In Eureka Street on Friday, UnitingCare National Director Lin Hatfield Dodds wrote that the Government’s proposed flood levy represents precisely the approach social justice principles dictate. But she also described it as a one-off response that won’t improve our ability to cope with natural disasters in the long-term.
Being prepared for natural disasters brought on by radical climate fluctuation is part of what former Prime Minister Kevin Rudd called the ‘greatest moral challenge of our time’. The fact that he did not have the courage of his conviction, and virtually gave up on it, does not mean that serious preparation for the effects of future climate fluctuation is now beyond us.
There are simple strategies that can go some way to addressing this particular challenge, including making the flood levy a permanent natural disaster fund, as suggested by the Independent MPs who hold the balance of power in the House of Representatives.
In fact the politics of the situation make it much easier for Prime Minister Julia Gillard to make the levy permanent. It could be a rare example of reform that she and her government can be proud of for years to come.
The current government has form in failing to legislate for reforms needed to improve Australia’s readiness to face future challenges. The Henry Tax Review was almost totally ignored.
Gillard is not alone. Most prime ministers in recent years have lacked the political courage necessary to legislate for reform.

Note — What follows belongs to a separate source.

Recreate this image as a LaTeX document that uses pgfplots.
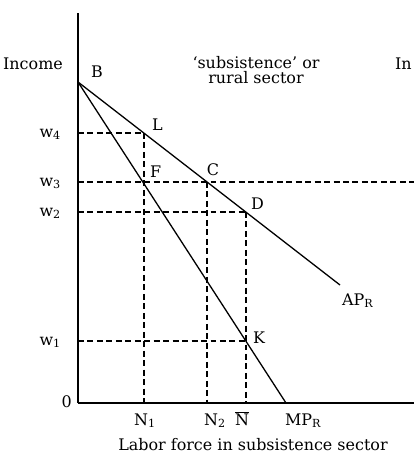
\documentclass[border=0pt]{standalone}
\usepackage{fontspec}
\setmainfont{DejaVu Serif}
\usepackage{pgfplots}
\pgfplotsset{compat=1.18}

% pixel-based data units: x = px - 78, y = 403 - py
\pgfplotstableread{
x y
0 321
262 118
}\apline
\pgfplotstableread{
x y
0 321
208 0
}\mpline

\begin{document}
\begin{tikzpicture}[every node/.style={font=\fontsize{16}{19}\selectfont, inner sep=0pt}]
\useasboundingbox (-78bp,-51bp) rectangle (336bp,403bp);
\begin{axis}[
  at={(0,0)}, anchor=south west,
  x=1bp, y=1bp,
  xmin=0, xmax=336, ymin=0, ymax=390,
  enlargelimits=false,
  axis lines=left,
  axis line style={-, line width=1.4pt},
  xtick=\empty, ytick=\empty,
  clip=false,
]
% dashed guide lines
\pgfplotsset{guide/.style={black, line width=1.1pt, dash pattern=on 6pt off 3.5pt}}
\addplot[guide] coordinates {(0,270) (66,270)};
\addplot[guide] coordinates {(66,270) (66,0)};
\addplot[guide] coordinates {(0,221) (336,221)};
\addplot[guide] coordinates {(129,221) (129,0)};
\addplot[guide] coordinates {(0,191) (168,191)};
\addplot[guide] coordinates {(168,191) (168,0)};
\addplot[guide] coordinates {(0,62) (168,62)};
% average and marginal product curves
\addplot[black, line width=1.3pt] table {\apline};
\addplot[black, line width=1.3pt] table {\mpline};

% text
\node[anchor=base] at (axis cs:-45,334) {Income};
\node[anchor=base] at (axis cs:178,335) {`subsistence' or};
\node[anchor=base] at (axis cs:178,320) {rural sector};
\node[anchor=base west] at (axis cs:317,334) {In};
\node[anchor=base west] at (axis cs:13,326) {B};
\node[anchor=base west] at (axis cs:74,273) {L};
\node[anchor=base west] at (axis cs:72,226) {F};
\node[anchor=base] at (axis cs:135,228) {C};
\node[anchor=base west] at (axis cs:173,194) {D};
\node[anchor=base west] at (axis cs:175,60) {K};
\node[anchor=base west] at (axis cs:264,98) {AP\textsubscript{R}};

\node[anchor=base east] at (axis cs:-17,266) {w\textsubscript{4}};
\node[anchor=base east] at (axis cs:-17,217) {w\textsubscript{3}};
\node[anchor=base east] at (axis cs:-17,187) {w\textsubscript{2}};
\node[anchor=base east] at (axis cs:-17,58) {w\textsubscript{1}};
\node[anchor=base east] at (axis cs:-6,-4) {0};

\node[anchor=base] at (axis cs:67,-22) {N\textsubscript{1}};
\node[anchor=base] at (axis cs:137,-22) {N\textsubscript{2}};
\node[anchor=base] at (axis cs:164,-22) {$\overline{\hbox{N}}$};
\node[anchor=base] at (axis cs:225,-22) {MP\textsubscript{R}};
\node[anchor=base] at (axis cs:175,-47) {Labor force in subsistence sector};
\end{axis}
\end{tikzpicture}
\end{document}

They have focused on government for the short-term, with the aim of being re-elected at the next election. They have considered it politically foolhardy to enact legislation that involves short-term pain for long-term gain.
Part of the problem is caused by the myth that electability is paramount. Contributing to this is the attitude of many Australians, who look askance at leaders who are focused on the long-term, as it’s likely they are serving with one eye on their own political legacy. We think of them as deluded by a false sense of their own grandeur.

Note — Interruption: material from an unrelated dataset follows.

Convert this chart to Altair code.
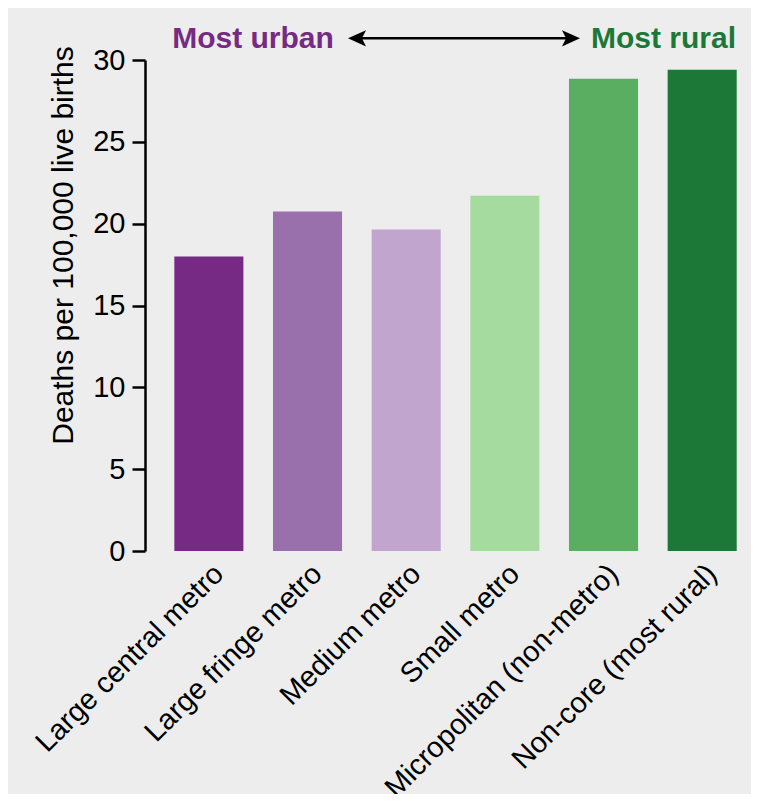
import altair as alt
import pandas as pd

categories = ["Large central metro", "Large fringe metro", "Medium metro",
              "Small metro", "Micropolitan (non-metro)", "Non-core (most rural)"]
deaths = [18.0, 20.75, 19.65, 21.7, 28.85, 29.4]
bar_colors = ["#762a83", "#9970ab", "#c2a5cf", "#a6dba0", "#5aae61", "#1b7837"]
y_ticks = [0, 5, 10, 15, 20, 25, 30]
annotation_left = ["Most urban"]
annotation_right = ["Most rural"]

FONT = "Liberation Sans"

df = pd.DataFrame({"category": categories, "deaths": deaths})

bars = alt.Chart(df).mark_bar().encode(
    x=alt.X("category:N", sort=categories,
            scale=alt.Scale(paddingInner=0.3, paddingOuter=0.216, align=0.688),
            axis=alt.Axis(title=None, labelAngle=-45, labelAlign="right",
                          labelBaseline="top", labelPadding=8, labelOffset=0,
                          ticks=False, domain=False, labelFontSize=29,
                          labelColor="black", labelFont=FONT, labelLimit=600)),
    y=alt.Y("deaths:Q", scale=alt.Scale(domain=[0, 30], nice=False),
            axis=alt.Axis(title="Deaths per 100,000 live births", values=y_ticks,
                          grid=False, domainColor="black", domainWidth=2.5,
                          tickColor="black", tickWidth=2.5, tickSize=13,
                          labelPadding=7, labelFontSize=29, labelColor="black",
                          labelFont=FONT, titleFont=FONT, titleFontSize=30,
                          titleFontWeight="normal", titleColor="black",
                          titlePadding=14, titleY=185)),
    color=alt.Color("category:N", sort=categories,
                    scale=alt.Scale(domain=categories, range=bar_colors),
                    legend=None),
)

left_df = pd.DataFrame({"t": annotation_left})
right_df = pd.DataFrame({"t": annotation_right})

ann_left = alt.Chart(left_df).mark_text(
    font=FONT, fontSize=30, fontWeight="bold", color="#762a83",
    align="center", baseline="alphabetic"
).encode(text="t:N", x=alt.value(108), y=alt.value(-11.7))

ann_right = alt.Chart(right_df).mark_text(
    font=FONT, fontSize=30, fontWeight="bold", color="#1b7837",
    align="center", baseline="alphabetic"
).encode(text="t:N", x=alt.value(518.5), y=alt.value(-11.7))

arrow_line = alt.Chart(left_df).mark_rule(color="black", strokeWidth=2.5).encode(
    x=alt.value(214), x2=alt.value(424), y=alt.value(-21.7))

head_left = alt.Chart(left_df).mark_point(
    shape="M-1,0L1,-0.9L0.55,0L1,0.9Z", filled=True, size=324,
    color="black", opacity=1, strokeWidth=0
).encode(x=alt.value(212), y=alt.value(-21.7))

head_right = alt.Chart(right_df).mark_point(
    shape="M1,0L-1,-0.9L-0.55,0L-1,0.9Z", filled=True, size=324,
    color="black", opacity=1, strokeWidth=0
).encode(x=alt.value(426), y=alt.value(-21.7))

chart = alt.layer(bars, arrow_line, head_left, head_right, ann_left, ann_right).properties(
    width=605, height=491,
    padding={"left": 137, "top": 52, "right": 1, "bottom": 243},
    autosize="none",
    background="#ededed",
).configure_view(stroke=None)

chart.save("out.html", embed_options={"renderer": "svg", "actions": False})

Yet that is not necessarily a bad thing. A politician wanting to make his or her mark on history will surely do what it takes to pass reform legislation. It doesn’t do any real harm to have former prime ministers acting like demigods, but it does a lot of good to have ‘courageous’ legislation successfully pass through parliament.
The economic reform begun during the Hawke-Keating years is a good example. Hawke and Keating will look good for ever more because of their bold actions. They cut tariffs and instituted other measures to allow the economy to interact more freely with the economies of other countries. In the short term, this killed much of the manufacturing industry and cost jobs. But years later it contributed to the economic robustness that got us through the GFC and saved us from large-scale unemployment. It also cost Keating government, but now he’s basking in glory, and most Australians are arguably better off.
By contrast, Kevin Rudd, for all his idealism, dropped the ball on climate change, and cannot even claim too much credit for the Apology to the Stolen Generations, given that it had popular support. His political legacy is shot.
On the face of it, current prime minister Julia Gillard has her hands tied. She does not have any political capital to spend because she presides over a hung parliament. Her focus must be on getting Labor back into majority government at the next election, in 2013 or before.
But the reality is quite different, because her immediate political masters are the Independents, not the electorate. They hold the balance of power, and she has to appease them or face possible rejection of all legislation. The wishes of the 2013 voters are secondary.
Because it’s highly unlikely their hold on the balance of power will continue beyond the next election, the Independents have nothing to lose by demanding long-term reform. That is why Independent MP Tony Windsor could afford to tell Labor last week that it must make its flood levy permanent, in order to provide Australia with an ongoing natural disaster recovery fund.
Labor needs the Independents’ support, so Gillard cannot reject this demand, at least not out of hand. If she wants the legislation passed, there’s a reasonable chance that it may need to include the permanent levy Windsor wants. In that case, it would constitute long-term reform. Despite the involuntary nature of her zeal for reform, this could establish a pattern, and history may credit her with embracing some of the great moral challenges of our time.
Michael Mullins is editor of Eureka Street.